#### Stated task
Restate the full listing word for word and leave the pictures out.

#### Records for the exercise
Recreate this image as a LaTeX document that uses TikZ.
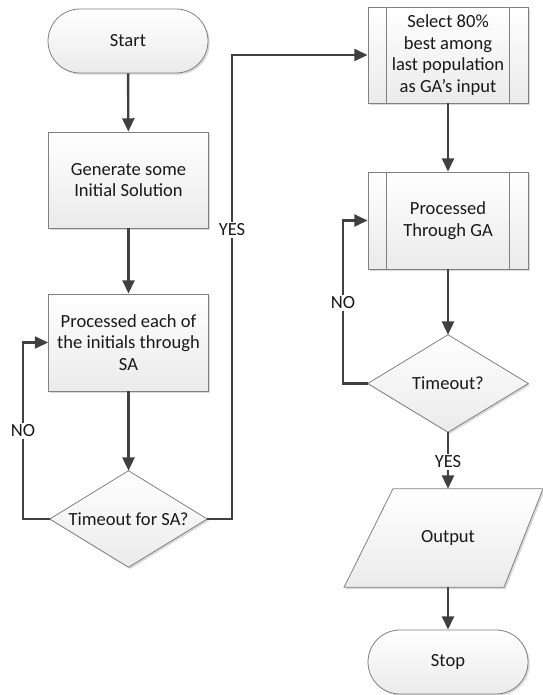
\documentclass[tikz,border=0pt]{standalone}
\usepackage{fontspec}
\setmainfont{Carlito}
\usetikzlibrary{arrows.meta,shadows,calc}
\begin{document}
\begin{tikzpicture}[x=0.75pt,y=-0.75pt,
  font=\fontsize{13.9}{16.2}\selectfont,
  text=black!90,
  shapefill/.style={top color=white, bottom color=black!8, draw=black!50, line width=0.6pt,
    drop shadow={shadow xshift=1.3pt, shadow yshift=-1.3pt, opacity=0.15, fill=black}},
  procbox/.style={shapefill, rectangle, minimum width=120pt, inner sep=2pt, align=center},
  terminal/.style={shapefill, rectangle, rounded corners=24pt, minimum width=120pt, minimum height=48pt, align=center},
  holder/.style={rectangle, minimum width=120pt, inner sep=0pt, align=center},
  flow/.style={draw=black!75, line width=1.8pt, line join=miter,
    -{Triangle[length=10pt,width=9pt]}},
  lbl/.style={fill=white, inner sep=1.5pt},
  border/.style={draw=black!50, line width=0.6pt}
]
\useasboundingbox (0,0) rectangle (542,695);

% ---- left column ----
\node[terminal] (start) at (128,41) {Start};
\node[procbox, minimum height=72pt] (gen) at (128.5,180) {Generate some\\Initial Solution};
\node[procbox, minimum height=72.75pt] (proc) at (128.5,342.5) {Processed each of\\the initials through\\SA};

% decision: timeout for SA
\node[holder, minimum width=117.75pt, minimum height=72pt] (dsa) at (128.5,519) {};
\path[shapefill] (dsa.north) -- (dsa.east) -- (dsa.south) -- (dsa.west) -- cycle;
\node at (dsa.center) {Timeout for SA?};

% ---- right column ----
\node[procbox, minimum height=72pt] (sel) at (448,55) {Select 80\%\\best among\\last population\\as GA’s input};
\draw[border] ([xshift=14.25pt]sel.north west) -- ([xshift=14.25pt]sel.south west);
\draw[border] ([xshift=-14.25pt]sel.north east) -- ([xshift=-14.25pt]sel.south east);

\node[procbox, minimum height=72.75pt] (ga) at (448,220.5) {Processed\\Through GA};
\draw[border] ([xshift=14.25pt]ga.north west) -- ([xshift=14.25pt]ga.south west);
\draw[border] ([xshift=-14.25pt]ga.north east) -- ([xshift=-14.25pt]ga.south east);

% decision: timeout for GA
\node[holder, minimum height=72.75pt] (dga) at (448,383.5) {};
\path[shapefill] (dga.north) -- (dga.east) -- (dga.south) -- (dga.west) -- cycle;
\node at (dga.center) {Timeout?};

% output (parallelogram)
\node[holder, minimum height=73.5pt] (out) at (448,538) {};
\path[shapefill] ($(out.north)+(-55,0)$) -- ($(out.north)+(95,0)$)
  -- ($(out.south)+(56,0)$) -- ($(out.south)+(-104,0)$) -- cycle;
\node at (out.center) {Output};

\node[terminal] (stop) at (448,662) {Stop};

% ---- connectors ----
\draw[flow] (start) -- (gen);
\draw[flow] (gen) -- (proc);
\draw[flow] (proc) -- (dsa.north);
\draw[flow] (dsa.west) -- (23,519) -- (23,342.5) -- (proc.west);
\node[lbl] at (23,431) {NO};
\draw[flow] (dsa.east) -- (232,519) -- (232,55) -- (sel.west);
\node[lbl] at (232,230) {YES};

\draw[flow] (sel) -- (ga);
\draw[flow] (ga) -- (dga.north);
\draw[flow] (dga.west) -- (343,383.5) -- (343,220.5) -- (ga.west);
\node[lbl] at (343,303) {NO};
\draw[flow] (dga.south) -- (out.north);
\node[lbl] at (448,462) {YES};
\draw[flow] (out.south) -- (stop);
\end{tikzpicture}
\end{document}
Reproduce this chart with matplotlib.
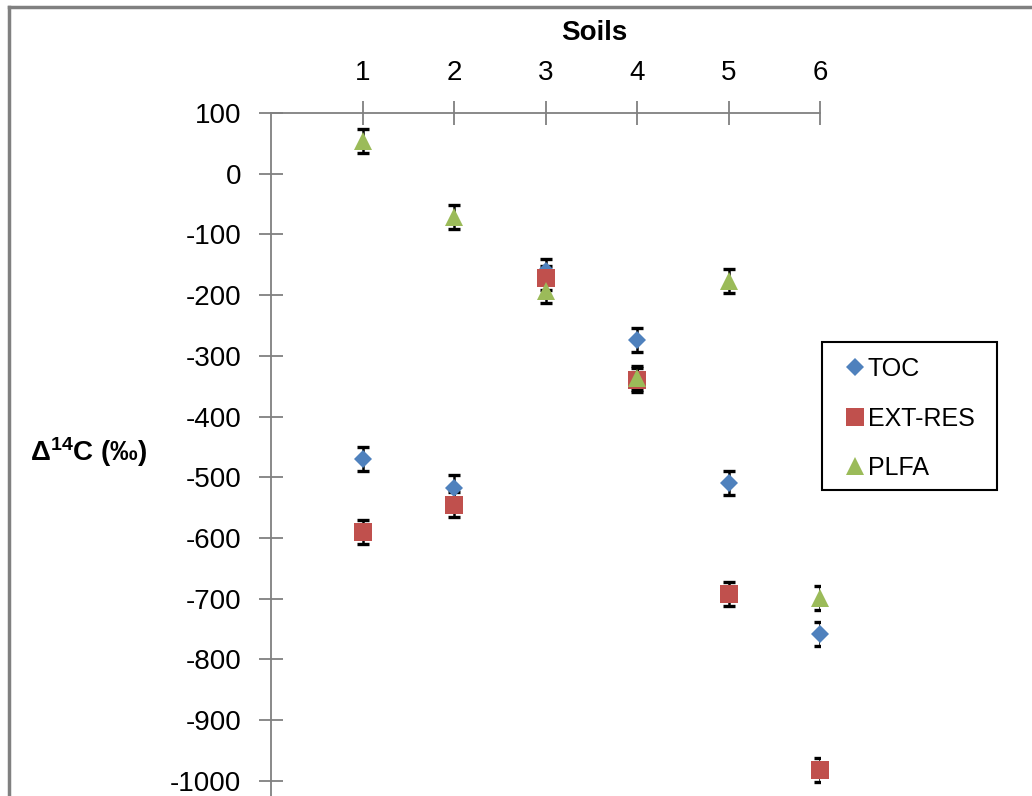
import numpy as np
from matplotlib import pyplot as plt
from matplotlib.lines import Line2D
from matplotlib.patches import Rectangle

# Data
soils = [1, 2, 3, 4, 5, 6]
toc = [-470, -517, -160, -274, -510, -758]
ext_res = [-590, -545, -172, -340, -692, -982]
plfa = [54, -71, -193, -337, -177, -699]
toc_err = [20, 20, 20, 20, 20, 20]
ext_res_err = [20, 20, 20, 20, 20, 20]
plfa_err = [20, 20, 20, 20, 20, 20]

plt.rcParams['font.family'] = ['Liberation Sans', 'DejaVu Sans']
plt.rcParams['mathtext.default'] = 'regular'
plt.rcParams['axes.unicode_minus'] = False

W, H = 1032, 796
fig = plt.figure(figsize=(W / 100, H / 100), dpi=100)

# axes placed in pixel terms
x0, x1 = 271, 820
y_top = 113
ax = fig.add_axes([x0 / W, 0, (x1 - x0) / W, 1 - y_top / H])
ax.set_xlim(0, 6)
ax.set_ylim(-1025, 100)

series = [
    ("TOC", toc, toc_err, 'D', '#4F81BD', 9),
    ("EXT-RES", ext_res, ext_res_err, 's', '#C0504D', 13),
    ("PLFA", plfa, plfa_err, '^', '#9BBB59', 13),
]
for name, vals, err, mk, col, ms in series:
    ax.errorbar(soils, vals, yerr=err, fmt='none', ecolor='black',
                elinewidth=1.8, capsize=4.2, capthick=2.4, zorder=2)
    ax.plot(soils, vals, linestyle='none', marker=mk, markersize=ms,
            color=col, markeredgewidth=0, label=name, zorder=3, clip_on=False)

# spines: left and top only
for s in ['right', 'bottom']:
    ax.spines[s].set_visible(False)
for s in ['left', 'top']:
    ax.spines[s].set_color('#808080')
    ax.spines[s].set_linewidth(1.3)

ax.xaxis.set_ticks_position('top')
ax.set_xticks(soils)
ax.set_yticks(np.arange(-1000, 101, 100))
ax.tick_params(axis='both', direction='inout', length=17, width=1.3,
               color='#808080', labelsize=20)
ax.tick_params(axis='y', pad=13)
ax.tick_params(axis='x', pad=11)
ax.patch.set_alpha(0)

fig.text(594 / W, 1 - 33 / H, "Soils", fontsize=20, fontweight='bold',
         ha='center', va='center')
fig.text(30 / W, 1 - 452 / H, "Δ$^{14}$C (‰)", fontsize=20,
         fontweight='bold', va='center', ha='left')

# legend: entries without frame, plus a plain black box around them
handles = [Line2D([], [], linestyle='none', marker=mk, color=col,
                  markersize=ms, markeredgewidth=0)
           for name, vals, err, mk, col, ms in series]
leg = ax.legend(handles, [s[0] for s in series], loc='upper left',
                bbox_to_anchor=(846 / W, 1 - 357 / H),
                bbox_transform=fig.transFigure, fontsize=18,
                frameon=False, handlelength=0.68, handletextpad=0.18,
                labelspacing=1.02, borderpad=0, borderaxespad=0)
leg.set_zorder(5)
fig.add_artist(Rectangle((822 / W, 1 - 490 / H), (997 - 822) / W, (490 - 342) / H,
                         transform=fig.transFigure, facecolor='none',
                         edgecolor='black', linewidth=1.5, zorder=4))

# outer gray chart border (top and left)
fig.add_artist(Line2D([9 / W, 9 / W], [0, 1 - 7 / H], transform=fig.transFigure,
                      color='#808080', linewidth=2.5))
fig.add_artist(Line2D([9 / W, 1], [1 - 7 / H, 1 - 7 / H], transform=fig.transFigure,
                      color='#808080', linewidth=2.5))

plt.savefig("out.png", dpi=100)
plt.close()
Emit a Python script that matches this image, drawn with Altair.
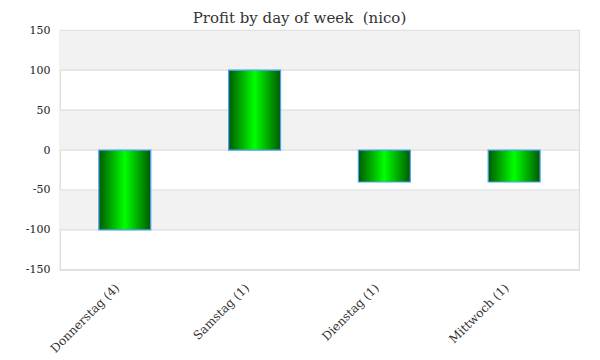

#### Full solution
Recreate this image as a LaTeX document that uses TikZ.
\documentclass[tikz,border=0pt]{standalone}
\usepackage{fontspec}
\setmainfont{Carlito}
\usetikzlibrary{arrows.meta,shadows,calc}
\begin{document}
\begin{tikzpicture}[x=0.75pt,y=-0.75pt,
  font=\fontsize{13.9}{16.2}\selectfont,
  text=black!90,
  shapefill/.style={top color=white, bottom color=black!8, draw=black!50, line width=0.6pt,
    drop shadow={shadow xshift=1.3pt, shadow yshift=-1.3pt, opacity=0.15, fill=black}},
  procbox/.style={shapefill, rectangle, minimum width=120pt, inner sep=2pt, align=center},
  terminal/.style={shapefill, rectangle, rounded corners=24pt, minimum width=120pt, minimum height=48pt, align=center},
  holder/.style={rectangle, minimum width=120pt, inner sep=0pt, align=center},
  flow/.style={draw=black!75, line width=1.8pt, line join=miter,
    -{Triangle[length=10pt,width=9pt]}},
  lbl/.style={fill=white, inner sep=1.5pt},
  border/.style={draw=black!50, line width=0.6pt}
]
\useasboundingbox (0,0) rectangle (542,695);

% ---- left column ----
\node[terminal] (start) at (128,41) {Start};
\node[procbox, minimum height=72pt] (gen) at (128.5,180) {Generate some\\Initial Solution};
\node[procbox, minimum height=72.75pt] (proc) at (128.5,342.5) {Processed each of\\the initials through\\SA};

% decision: timeout for SA
\node[holder, minimum width=117.75pt, minimum height=72pt] (dsa) at (128.5,519) {};
\path[shapefill] (dsa.north) -- (dsa.east) -- (dsa.south) -- (dsa.west) -- cycle;
\node at (dsa.center) {Timeout for SA?};

% ---- right column ----
\node[procbox, minimum height=72pt] (sel) at (448,55) {Select 80\%\\best among\\last population\\as GA’s input};
\draw[border] ([xshift=14.25pt]sel.north west) -- ([xshift=14.25pt]sel.south west);
\draw[border] ([xshift=-14.25pt]sel.north east) -- ([xshift=-14.25pt]sel.south east);

\node[procbox, minimum height=72.75pt] (ga) at (448,220.5) {Processed\\Through GA};
\draw[border] ([xshift=14.25pt]ga.north west) -- ([xshift=14.25pt]ga.south west);
\draw[border] ([xshift=-14.25pt]ga.north east) -- ([xshift=-14.25pt]ga.south east);

% decision: timeout for GA
\node[holder, minimum height=72.75pt] (dga) at (448,383.5) {};
\path[shapefill] (dga.north) -- (dga.east) -- (dga.south) -- (dga.west) -- cycle;
\node at (dga.center) {Timeout?};

% output (parallelogram)
\node[holder, minimum height=73.5pt] (out) at (448,538) {};
\path[shapefill] ($(out.north)+(-55,0)$) -- ($(out.north)+(95,0)$)
  -- ($(out.south)+(56,0)$) -- ($(out.south)+(-104,0)$) -- cycle;
\node at (out.center) {Output};

\node[terminal] (stop) at (448,662) {Stop};

% ---- connectors ----
\draw[flow] (start) -- (gen);
\draw[flow] (gen) -- (proc);
\draw[flow] (proc) -- (dsa.north);
\draw[flow] (dsa.west) -- (23,519) -- (23,342.5) -- (proc.west);
\node[lbl] at (23,431) {NO};
\draw[flow] (dsa.east) -- (232,519) -- (232,55) -- (sel.west);
\node[lbl] at (232,230) {YES};

\draw[flow] (sel) -- (ga);
\draw[flow] (ga) -- (dga.north);
\draw[flow] (dga.west) -- (343,383.5) -- (343,220.5) -- (ga.west);
\node[lbl] at (343,303) {NO};
\draw[flow] (dga.south) -- (out.north);
\node[lbl] at (448,462) {YES};
\draw[flow] (out.south) -- (stop);
\end{tikzpicture}
\end{document}
Reproduce this chart with matplotlib.
import numpy as np
from matplotlib import pyplot as plt
from matplotlib.lines import Line2D
from matplotlib.patches import Rectangle

# Data
soils = [1, 2, 3, 4, 5, 6]
toc = [-470, -517, -160, -274, -510, -758]
ext_res = [-590, -545, -172, -340, -692, -982]
plfa = [54, -71, -193, -337, -177, -699]
toc_err = [20, 20, 20, 20, 20, 20]
ext_res_err = [20, 20, 20, 20, 20, 20]
plfa_err = [20, 20, 20, 20, 20, 20]

plt.rcParams['font.family'] = ['Liberation Sans', 'DejaVu Sans']
plt.rcParams['mathtext.default'] = 'regular'
plt.rcParams['axes.unicode_minus'] = False

W, H = 1032, 796
fig = plt.figure(figsize=(W / 100, H / 100), dpi=100)

# axes placed in pixel terms
x0, x1 = 271, 820
y_top = 113
ax = fig.add_axes([x0 / W, 0, (x1 - x0) / W, 1 - y_top / H])
ax.set_xlim(0, 6)
ax.set_ylim(-1025, 100)

series = [
    ("TOC", toc, toc_err, 'D', '#4F81BD', 9),
    ("EXT-RES", ext_res, ext_res_err, 's', '#C0504D', 13),
    ("PLFA", plfa, plfa_err, '^', '#9BBB59', 13),
]
for name, vals, err, mk, col, ms in series:
    ax.errorbar(soils, vals, yerr=err, fmt='none', ecolor='black',
                elinewidth=1.8, capsize=4.2, capthick=2.4, zorder=2)
    ax.plot(soils, vals, linestyle='none', marker=mk, markersize=ms,
            color=col, markeredgewidth=0, label=name, zorder=3, clip_on=False)

# spines: left and top only
for s in ['right', 'bottom']:
    ax.spines[s].set_visible(False)
for s in ['left', 'top']:
    ax.spines[s].set_color('#808080')
    ax.spines[s].set_linewidth(1.3)

ax.xaxis.set_ticks_position('top')
ax.set_xticks(soils)
ax.set_yticks(np.arange(-1000, 101, 100))
ax.tick_params(axis='both', direction='inout', length=17, width=1.3,
               color='#808080', labelsize=20)
ax.tick_params(axis='y', pad=13)
ax.tick_params(axis='x', pad=11)
ax.patch.set_alpha(0)

fig.text(594 / W, 1 - 33 / H, "Soils", fontsize=20, fontweight='bold',
         ha='center', va='center')
fig.text(30 / W, 1 - 452 / H, "Δ$^{14}$C (‰)", fontsize=20,
         fontweight='bold', va='center', ha='left')

# legend: entries without frame, plus a plain black box around them
handles = [Line2D([], [], linestyle='none', marker=mk, color=col,
                  markersize=ms, markeredgewidth=0)
           for name, vals, err, mk, col, ms in series]
leg = ax.legend(handles, [s[0] for s in series], loc='upper left',
                bbox_to_anchor=(846 / W, 1 - 357 / H),
                bbox_transform=fig.transFigure, fontsize=18,
                frameon=False, handlelength=0.68, handletextpad=0.18,
                labelspacing=1.02, borderpad=0, borderaxespad=0)
leg.set_zorder(5)
fig.add_artist(Rectangle((822 / W, 1 - 490 / H), (997 - 822) / W, (490 - 342) / H,
                         transform=fig.transFigure, facecolor='none',
                         edgecolor='black', linewidth=1.5, zorder=4))

# outer gray chart border (top and left)
fig.add_artist(Line2D([9 / W, 9 / W], [0, 1 - 7 / H], transform=fig.transFigure,
                      color='#808080', linewidth=2.5))
fig.add_artist(Line2D([9 / W, 1], [1 - 7 / H, 1 - 7 / H], transform=fig.transFigure,
                      color='#808080', linewidth=2.5))

plt.savefig("out.png", dpi=100)
plt.close()
Emit a Python script that matches this image, drawn with Altair.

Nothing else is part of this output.